**WHAT NEEDS TO BE DONE**
Start with the line that contains "Give me the" and end with the line that contains "from matplotlib.ticker import MultipleLocator"; retype those lines and the ones between them exactly, without any pictures.

**PROVIDED RECORDS**

◆ ◆ ◆

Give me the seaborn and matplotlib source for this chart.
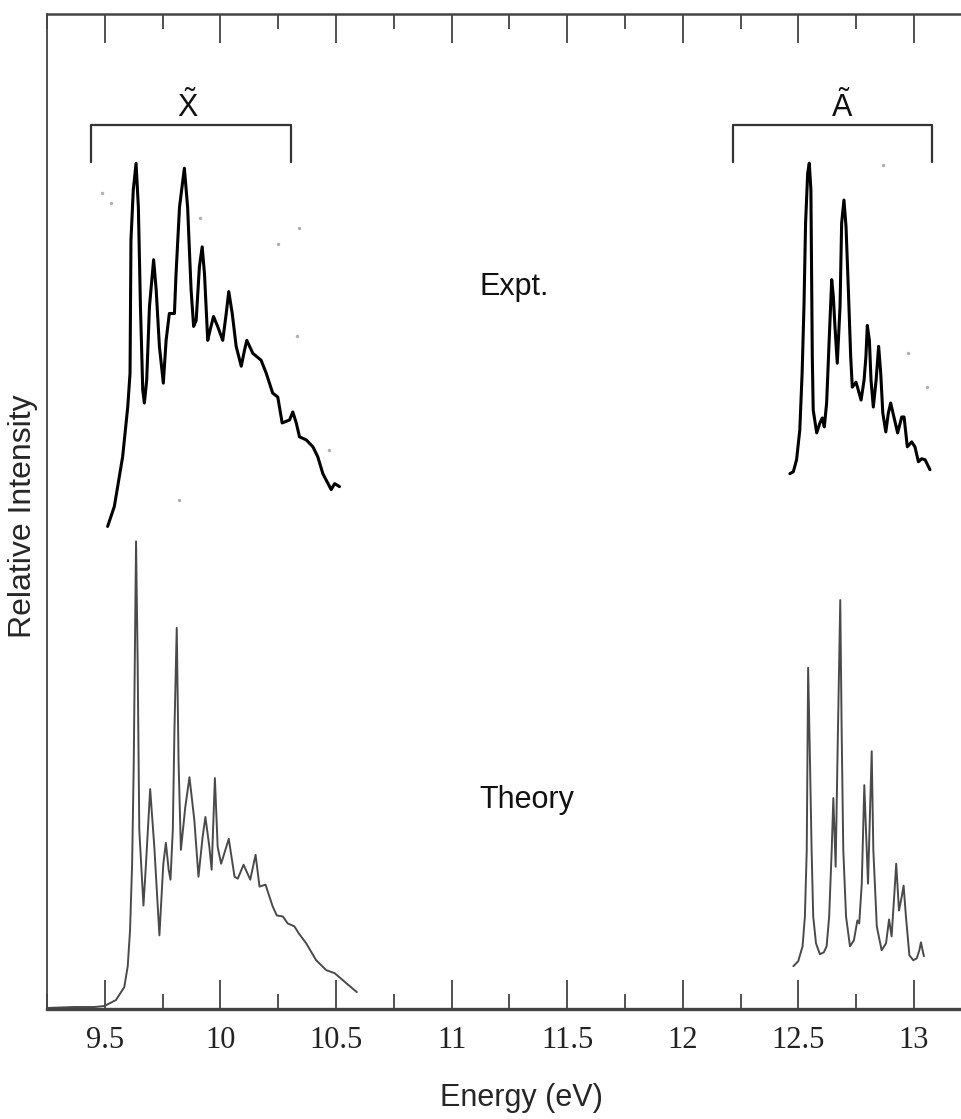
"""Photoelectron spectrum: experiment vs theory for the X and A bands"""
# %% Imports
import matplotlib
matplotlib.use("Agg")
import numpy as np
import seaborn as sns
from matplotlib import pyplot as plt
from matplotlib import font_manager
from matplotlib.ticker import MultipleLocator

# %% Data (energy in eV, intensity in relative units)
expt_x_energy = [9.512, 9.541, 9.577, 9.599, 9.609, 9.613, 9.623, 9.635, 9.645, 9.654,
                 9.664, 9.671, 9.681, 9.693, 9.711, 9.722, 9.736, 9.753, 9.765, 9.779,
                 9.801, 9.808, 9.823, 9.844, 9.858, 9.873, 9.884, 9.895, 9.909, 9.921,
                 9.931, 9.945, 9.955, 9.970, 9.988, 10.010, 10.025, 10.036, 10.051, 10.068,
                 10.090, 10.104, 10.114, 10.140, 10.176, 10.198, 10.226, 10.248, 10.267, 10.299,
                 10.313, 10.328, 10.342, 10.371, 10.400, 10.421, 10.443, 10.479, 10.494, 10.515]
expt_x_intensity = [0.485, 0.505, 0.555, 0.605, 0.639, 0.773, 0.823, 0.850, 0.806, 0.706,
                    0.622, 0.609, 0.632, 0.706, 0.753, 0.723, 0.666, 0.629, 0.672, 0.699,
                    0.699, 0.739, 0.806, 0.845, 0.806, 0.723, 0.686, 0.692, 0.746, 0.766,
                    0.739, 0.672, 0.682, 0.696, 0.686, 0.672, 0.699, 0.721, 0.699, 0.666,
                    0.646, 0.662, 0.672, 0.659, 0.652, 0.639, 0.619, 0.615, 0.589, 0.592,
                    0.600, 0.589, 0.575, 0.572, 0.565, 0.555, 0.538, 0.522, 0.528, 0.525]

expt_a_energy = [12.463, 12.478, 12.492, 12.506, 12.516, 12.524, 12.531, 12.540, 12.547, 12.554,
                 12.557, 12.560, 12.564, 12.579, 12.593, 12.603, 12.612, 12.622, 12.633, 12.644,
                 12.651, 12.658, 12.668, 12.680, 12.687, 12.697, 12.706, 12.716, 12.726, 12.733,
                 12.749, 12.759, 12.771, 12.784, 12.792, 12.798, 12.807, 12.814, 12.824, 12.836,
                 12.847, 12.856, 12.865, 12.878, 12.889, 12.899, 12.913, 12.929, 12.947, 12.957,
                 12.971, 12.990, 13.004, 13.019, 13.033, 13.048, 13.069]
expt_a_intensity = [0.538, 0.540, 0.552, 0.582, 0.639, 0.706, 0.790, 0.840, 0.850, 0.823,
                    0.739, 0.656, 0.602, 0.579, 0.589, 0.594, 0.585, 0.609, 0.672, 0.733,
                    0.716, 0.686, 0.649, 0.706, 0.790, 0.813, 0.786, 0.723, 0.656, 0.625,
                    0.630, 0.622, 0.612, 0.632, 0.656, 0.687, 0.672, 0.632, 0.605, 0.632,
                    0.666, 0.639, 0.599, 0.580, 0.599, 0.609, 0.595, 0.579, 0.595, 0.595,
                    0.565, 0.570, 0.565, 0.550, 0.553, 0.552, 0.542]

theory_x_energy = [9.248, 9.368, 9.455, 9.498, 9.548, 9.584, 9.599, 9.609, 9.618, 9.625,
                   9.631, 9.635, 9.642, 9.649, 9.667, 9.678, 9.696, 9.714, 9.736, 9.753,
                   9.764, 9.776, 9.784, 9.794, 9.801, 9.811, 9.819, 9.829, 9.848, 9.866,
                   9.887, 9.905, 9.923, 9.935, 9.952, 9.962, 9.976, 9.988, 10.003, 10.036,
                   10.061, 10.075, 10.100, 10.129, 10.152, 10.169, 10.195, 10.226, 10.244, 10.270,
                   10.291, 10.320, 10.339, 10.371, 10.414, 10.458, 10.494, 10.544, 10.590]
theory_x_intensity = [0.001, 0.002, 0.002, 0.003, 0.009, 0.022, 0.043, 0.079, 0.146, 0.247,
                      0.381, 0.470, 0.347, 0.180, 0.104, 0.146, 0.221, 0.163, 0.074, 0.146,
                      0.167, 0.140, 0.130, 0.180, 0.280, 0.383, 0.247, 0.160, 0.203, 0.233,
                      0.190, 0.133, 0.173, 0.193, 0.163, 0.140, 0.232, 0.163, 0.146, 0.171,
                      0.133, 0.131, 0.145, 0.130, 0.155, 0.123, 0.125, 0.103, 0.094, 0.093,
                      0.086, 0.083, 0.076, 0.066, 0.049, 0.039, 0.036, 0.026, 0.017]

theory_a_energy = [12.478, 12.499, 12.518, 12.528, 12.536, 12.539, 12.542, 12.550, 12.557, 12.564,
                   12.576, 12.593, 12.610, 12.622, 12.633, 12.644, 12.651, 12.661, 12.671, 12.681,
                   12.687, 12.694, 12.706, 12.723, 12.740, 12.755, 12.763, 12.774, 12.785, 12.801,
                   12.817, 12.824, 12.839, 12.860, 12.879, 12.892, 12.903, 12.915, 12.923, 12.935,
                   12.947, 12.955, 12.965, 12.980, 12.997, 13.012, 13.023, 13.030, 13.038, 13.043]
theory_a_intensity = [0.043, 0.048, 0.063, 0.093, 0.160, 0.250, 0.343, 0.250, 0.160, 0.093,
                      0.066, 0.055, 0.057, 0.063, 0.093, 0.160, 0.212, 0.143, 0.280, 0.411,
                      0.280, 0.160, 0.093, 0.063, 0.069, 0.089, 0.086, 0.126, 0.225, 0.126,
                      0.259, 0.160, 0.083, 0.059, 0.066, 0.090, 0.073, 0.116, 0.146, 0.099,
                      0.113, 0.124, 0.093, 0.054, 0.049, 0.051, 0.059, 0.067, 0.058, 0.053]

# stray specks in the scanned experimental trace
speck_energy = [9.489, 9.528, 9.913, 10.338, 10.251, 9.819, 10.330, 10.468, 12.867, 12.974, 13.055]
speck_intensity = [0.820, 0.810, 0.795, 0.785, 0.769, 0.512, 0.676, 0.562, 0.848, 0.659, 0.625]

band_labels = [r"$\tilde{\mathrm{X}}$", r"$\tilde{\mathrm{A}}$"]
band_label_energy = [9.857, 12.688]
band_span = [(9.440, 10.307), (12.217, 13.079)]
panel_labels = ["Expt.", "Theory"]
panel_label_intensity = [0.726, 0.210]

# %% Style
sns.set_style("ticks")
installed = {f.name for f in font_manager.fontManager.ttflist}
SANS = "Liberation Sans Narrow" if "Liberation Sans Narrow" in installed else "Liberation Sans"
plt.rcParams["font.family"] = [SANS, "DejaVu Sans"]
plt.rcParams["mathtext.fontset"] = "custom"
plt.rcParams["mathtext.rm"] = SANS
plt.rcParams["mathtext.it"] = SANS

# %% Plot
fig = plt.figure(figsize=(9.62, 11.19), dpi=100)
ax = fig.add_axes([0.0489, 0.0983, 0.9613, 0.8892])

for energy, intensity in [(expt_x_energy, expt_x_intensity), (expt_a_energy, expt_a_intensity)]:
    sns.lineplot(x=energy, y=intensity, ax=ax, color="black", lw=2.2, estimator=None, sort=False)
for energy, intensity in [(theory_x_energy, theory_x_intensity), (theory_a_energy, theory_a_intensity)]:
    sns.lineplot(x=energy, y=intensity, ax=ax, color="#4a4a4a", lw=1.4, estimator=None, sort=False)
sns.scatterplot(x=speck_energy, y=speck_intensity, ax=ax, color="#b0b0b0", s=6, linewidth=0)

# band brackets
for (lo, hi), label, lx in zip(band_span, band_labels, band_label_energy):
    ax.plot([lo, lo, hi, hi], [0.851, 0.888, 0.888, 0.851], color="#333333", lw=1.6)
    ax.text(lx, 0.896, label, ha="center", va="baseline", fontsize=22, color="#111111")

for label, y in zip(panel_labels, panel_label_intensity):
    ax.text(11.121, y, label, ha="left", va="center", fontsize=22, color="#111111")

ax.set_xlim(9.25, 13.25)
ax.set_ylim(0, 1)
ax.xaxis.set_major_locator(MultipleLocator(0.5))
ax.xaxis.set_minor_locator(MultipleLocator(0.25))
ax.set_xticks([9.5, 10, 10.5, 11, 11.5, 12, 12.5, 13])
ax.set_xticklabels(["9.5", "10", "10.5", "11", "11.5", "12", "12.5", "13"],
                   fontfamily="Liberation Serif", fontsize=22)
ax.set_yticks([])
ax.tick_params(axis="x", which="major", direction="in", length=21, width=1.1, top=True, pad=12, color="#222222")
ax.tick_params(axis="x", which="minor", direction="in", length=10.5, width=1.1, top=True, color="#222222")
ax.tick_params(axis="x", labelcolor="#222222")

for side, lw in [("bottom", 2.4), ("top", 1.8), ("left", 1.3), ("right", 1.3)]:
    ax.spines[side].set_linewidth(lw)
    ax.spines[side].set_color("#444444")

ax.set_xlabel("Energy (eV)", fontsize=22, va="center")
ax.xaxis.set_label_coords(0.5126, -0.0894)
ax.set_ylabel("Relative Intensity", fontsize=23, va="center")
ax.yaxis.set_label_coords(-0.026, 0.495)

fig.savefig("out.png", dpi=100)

◆ ◆ ◆

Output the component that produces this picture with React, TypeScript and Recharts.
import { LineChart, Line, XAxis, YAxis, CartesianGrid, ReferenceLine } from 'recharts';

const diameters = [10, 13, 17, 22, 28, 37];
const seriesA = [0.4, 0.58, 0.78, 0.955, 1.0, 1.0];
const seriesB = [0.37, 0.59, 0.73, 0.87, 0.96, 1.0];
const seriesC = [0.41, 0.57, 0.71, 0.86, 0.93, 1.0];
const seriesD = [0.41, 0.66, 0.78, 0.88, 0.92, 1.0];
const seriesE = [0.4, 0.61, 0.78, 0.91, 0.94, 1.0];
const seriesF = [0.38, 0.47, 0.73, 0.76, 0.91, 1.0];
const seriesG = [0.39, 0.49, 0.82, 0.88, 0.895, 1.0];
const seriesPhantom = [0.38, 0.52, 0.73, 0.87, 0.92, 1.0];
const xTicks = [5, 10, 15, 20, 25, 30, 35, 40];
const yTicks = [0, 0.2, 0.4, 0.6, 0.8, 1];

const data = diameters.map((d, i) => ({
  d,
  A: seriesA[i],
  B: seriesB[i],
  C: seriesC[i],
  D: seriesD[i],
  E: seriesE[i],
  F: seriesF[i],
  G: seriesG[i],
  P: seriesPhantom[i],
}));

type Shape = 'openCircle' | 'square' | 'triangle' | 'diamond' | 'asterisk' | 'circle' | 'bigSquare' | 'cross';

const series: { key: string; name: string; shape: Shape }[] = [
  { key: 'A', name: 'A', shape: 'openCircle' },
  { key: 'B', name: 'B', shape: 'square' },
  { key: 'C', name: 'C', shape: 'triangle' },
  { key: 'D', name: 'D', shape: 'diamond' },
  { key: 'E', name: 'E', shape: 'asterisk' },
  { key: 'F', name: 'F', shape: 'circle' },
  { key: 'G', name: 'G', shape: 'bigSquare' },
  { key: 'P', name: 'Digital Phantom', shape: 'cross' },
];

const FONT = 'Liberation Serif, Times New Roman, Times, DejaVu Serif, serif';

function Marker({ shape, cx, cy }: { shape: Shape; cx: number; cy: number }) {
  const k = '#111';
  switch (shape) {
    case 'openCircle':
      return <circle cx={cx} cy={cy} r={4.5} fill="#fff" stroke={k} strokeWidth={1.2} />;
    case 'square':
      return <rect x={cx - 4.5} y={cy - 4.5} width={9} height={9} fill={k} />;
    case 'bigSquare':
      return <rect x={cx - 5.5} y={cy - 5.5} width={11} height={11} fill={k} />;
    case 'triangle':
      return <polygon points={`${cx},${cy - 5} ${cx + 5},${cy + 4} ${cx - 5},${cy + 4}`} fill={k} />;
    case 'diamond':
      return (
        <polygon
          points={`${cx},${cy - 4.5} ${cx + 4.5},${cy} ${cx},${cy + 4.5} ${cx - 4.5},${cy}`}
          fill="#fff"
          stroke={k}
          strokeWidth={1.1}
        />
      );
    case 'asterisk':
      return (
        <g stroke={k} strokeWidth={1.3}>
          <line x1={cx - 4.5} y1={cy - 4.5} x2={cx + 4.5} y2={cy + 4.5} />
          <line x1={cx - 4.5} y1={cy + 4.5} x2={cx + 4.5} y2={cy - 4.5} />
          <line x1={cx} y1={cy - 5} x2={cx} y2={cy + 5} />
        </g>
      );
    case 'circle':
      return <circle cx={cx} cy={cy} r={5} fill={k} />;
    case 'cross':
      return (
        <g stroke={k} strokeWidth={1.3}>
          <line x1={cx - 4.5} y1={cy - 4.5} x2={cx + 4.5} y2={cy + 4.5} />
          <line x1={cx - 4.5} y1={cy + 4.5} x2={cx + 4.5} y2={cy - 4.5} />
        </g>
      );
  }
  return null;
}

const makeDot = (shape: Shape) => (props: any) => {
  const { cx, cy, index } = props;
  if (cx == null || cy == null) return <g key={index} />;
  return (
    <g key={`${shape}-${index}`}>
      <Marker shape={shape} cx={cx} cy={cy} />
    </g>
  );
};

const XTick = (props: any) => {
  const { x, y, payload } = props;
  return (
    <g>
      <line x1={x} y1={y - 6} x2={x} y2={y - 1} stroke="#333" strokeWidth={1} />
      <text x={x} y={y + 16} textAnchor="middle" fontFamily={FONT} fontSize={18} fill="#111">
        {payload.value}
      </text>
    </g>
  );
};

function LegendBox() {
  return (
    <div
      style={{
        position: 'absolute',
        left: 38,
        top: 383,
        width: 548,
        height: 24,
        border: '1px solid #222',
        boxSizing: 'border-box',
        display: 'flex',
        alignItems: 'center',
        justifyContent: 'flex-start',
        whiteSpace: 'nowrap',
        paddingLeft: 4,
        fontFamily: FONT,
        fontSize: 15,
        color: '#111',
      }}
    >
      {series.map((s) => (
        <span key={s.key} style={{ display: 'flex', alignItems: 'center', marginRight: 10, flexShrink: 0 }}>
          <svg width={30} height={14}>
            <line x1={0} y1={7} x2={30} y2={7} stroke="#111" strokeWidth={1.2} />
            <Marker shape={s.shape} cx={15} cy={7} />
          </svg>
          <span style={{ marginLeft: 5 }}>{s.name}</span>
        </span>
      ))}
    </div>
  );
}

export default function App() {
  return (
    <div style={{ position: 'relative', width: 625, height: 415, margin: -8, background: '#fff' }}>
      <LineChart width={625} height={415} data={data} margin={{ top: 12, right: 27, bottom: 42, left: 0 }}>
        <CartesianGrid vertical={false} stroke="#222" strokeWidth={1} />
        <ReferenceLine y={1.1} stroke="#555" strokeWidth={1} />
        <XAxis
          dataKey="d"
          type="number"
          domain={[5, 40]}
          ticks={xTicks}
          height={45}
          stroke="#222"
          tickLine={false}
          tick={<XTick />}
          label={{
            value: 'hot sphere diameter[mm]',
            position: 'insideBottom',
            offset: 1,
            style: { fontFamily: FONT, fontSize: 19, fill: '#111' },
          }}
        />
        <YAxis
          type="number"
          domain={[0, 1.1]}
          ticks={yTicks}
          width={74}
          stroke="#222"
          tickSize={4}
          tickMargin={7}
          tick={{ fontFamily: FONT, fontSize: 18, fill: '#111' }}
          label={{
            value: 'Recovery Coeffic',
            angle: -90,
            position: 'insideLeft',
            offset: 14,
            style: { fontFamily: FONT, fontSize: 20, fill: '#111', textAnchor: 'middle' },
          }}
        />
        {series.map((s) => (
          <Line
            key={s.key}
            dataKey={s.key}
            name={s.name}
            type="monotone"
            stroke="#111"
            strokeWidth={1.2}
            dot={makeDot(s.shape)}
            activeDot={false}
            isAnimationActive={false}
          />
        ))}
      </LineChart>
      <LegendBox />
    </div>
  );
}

◆ ◆ ◆

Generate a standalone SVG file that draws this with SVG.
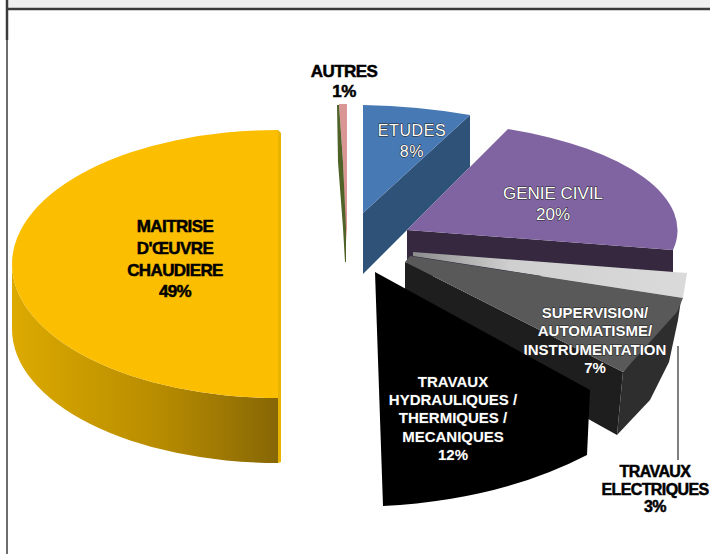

◆ ◆ ◆

**RESPONSE TO THE TASK**
Give me the seaborn and matplotlib source for this chart.
"""Photoelectron spectrum: experiment vs theory for the X and A bands"""
# %% Imports
import matplotlib
matplotlib.use("Agg")
import numpy as np
import seaborn as sns
from matplotlib import pyplot as plt
from matplotlib import font_manager
from matplotlib.ticker import MultipleLocator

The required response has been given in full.